Entries with chart source code
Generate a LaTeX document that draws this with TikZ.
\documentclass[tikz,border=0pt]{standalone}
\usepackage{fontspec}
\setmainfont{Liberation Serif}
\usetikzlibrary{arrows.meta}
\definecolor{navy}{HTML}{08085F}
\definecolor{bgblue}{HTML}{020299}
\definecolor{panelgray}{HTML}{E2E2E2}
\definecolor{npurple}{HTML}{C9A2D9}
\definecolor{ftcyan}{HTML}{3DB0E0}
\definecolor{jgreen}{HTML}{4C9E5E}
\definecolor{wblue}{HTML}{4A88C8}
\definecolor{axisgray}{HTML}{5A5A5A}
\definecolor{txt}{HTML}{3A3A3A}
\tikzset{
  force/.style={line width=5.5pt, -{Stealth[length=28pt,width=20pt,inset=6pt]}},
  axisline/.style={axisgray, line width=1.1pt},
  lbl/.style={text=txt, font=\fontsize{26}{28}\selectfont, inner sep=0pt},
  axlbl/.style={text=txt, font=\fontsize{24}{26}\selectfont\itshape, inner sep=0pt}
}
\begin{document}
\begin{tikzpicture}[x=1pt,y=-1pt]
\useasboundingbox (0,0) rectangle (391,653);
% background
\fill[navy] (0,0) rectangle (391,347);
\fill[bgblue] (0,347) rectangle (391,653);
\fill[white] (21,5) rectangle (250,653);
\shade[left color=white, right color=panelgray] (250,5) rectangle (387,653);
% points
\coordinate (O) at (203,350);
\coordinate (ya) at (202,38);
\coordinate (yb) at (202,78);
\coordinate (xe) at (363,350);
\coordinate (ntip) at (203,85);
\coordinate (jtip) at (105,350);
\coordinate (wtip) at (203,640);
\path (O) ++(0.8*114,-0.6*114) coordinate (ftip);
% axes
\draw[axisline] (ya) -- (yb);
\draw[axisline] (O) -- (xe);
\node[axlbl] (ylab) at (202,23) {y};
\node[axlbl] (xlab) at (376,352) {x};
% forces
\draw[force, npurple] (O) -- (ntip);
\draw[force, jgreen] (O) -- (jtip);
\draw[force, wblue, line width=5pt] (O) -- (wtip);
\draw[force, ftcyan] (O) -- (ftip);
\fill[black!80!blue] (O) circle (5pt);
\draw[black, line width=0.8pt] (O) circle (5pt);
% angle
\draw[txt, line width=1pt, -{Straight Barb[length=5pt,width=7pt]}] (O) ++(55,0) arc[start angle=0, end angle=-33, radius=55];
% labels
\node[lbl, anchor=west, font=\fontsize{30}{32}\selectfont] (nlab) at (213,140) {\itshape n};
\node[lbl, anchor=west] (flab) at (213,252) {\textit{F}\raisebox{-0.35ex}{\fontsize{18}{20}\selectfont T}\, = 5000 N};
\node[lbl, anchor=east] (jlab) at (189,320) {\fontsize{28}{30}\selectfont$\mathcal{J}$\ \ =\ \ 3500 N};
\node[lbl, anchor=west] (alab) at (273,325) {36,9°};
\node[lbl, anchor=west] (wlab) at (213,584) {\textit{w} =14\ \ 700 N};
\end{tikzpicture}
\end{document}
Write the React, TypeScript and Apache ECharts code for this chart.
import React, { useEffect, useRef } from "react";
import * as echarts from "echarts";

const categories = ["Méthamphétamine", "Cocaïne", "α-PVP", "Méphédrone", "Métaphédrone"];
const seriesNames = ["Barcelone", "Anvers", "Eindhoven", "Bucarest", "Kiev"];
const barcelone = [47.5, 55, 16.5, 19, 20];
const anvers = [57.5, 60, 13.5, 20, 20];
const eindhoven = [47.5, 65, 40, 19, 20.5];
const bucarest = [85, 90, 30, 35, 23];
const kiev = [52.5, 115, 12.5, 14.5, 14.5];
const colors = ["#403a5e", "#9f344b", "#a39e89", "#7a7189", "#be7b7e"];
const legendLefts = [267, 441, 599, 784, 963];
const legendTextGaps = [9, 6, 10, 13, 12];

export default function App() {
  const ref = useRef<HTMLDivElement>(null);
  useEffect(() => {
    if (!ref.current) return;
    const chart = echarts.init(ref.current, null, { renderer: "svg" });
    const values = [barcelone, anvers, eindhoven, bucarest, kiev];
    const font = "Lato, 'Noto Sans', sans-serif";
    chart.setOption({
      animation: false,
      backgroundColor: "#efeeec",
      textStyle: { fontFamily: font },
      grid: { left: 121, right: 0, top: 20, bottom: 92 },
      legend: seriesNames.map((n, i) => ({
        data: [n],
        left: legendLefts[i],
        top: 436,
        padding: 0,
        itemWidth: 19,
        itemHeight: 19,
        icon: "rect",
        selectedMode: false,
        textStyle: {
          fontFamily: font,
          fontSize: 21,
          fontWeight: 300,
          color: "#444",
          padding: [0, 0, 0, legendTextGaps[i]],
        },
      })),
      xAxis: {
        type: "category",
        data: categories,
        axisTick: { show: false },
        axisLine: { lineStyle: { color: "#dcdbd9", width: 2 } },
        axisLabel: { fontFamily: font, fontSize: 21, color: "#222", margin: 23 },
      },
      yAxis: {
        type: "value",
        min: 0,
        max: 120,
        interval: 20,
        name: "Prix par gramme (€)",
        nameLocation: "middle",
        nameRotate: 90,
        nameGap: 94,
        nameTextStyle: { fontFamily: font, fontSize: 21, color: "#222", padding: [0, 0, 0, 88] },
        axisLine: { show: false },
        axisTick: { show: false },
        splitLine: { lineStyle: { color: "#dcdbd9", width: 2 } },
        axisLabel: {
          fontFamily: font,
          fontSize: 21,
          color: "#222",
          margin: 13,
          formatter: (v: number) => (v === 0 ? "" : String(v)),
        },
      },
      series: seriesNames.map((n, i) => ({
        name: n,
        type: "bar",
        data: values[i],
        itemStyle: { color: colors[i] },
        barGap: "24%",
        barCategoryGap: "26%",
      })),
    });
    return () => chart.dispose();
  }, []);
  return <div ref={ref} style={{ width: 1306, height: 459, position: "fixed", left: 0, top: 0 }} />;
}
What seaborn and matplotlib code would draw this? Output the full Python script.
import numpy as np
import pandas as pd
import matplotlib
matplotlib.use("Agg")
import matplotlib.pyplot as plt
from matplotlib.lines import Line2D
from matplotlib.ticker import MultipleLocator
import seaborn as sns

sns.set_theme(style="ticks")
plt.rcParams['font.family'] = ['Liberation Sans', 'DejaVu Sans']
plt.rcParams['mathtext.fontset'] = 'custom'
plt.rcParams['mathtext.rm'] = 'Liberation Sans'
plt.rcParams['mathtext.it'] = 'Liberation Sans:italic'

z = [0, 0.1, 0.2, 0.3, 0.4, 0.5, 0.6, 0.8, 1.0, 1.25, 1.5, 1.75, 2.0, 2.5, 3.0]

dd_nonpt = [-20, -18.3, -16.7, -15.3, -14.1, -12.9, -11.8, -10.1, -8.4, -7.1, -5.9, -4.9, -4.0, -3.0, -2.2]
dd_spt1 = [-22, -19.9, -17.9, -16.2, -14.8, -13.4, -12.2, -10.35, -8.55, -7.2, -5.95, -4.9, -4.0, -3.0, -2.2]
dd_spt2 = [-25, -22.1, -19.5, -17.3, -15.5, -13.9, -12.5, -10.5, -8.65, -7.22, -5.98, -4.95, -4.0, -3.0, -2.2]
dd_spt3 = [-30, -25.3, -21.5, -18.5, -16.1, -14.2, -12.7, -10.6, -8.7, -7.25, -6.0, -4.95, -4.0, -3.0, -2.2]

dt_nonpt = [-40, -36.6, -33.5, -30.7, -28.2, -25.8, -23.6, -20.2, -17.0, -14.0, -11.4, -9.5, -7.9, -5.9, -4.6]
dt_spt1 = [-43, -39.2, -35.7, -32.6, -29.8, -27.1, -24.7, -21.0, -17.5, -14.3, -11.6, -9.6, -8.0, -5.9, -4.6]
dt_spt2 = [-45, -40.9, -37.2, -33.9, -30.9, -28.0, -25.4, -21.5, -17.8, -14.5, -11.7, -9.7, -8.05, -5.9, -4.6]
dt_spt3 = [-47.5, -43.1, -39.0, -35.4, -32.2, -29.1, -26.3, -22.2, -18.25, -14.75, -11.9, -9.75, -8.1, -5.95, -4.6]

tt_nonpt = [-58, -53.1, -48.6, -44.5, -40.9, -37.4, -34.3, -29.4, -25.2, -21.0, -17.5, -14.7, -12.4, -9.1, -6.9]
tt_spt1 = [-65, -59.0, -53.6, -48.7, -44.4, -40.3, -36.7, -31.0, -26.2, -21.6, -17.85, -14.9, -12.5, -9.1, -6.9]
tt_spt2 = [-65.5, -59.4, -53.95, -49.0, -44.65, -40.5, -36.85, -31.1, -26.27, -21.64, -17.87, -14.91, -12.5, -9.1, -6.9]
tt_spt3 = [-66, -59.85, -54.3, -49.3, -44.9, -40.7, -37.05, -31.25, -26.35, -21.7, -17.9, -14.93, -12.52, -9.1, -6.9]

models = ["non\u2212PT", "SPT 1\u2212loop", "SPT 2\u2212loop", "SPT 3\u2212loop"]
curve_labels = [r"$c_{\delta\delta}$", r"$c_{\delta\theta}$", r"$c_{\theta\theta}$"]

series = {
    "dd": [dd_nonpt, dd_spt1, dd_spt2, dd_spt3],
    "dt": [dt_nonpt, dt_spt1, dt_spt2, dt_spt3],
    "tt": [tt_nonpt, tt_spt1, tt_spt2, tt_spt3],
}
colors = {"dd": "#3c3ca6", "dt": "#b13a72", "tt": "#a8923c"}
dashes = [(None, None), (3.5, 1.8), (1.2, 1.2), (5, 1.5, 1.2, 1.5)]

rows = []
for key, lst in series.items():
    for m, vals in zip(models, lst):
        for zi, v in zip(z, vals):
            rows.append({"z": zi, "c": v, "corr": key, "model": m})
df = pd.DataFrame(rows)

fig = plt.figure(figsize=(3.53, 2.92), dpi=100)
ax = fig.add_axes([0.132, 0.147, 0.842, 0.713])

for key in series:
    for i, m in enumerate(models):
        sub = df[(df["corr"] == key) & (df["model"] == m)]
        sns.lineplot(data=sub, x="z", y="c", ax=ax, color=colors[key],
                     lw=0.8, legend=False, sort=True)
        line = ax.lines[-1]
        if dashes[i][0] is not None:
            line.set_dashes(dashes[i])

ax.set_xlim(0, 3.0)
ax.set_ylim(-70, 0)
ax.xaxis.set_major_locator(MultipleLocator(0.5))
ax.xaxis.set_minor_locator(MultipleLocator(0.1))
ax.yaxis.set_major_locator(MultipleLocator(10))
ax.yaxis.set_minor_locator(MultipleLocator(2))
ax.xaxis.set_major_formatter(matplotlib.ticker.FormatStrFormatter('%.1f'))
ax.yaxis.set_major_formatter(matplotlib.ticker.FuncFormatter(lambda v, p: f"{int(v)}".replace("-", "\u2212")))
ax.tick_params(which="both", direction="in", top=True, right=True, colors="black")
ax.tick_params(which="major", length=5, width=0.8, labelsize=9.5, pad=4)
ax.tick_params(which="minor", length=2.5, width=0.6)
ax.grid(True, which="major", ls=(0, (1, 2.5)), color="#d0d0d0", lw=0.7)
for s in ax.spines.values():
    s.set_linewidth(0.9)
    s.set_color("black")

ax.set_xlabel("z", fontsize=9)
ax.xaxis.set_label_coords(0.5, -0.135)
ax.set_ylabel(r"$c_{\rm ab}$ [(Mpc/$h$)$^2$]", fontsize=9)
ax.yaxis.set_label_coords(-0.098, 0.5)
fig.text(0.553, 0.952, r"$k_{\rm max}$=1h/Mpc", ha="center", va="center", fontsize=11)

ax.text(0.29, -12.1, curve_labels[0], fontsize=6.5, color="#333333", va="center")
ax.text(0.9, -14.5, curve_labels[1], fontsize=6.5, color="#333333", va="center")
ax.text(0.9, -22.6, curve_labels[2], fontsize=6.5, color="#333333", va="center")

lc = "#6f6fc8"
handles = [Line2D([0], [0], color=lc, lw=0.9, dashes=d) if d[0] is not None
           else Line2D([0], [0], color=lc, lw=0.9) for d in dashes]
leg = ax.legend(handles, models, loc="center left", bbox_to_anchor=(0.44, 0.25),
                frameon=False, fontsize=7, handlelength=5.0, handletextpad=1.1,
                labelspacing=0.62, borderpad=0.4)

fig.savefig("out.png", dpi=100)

# Work to complete
Quote the listing above, but only from the line that shows "Write the React, TypeScript" through the line that shows "const legendTextGaps = [9, 6, 10, 13, 12];".

# Solution below
Write the React, TypeScript and Apache ECharts code for this chart.
import React, { useEffect, useRef } from "react";
import * as echarts from "echarts";

const categories = ["Méthamphétamine", "Cocaïne", "α-PVP", "Méphédrone", "Métaphédrone"];
const seriesNames = ["Barcelone", "Anvers", "Eindhoven", "Bucarest", "Kiev"];
const barcelone = [47.5, 55, 16.5, 19, 20];
const anvers = [57.5, 60, 13.5, 20, 20];
const eindhoven = [47.5, 65, 40, 19, 20.5];
const bucarest = [85, 90, 30, 35, 23];
const kiev = [52.5, 115, 12.5, 14.5, 14.5];
const colors = ["#403a5e", "#9f344b", "#a39e89", "#7a7189", "#be7b7e"];
const legendLefts = [267, 441, 599, 784, 963];
const legendTextGaps = [9, 6, 10, 13, 12];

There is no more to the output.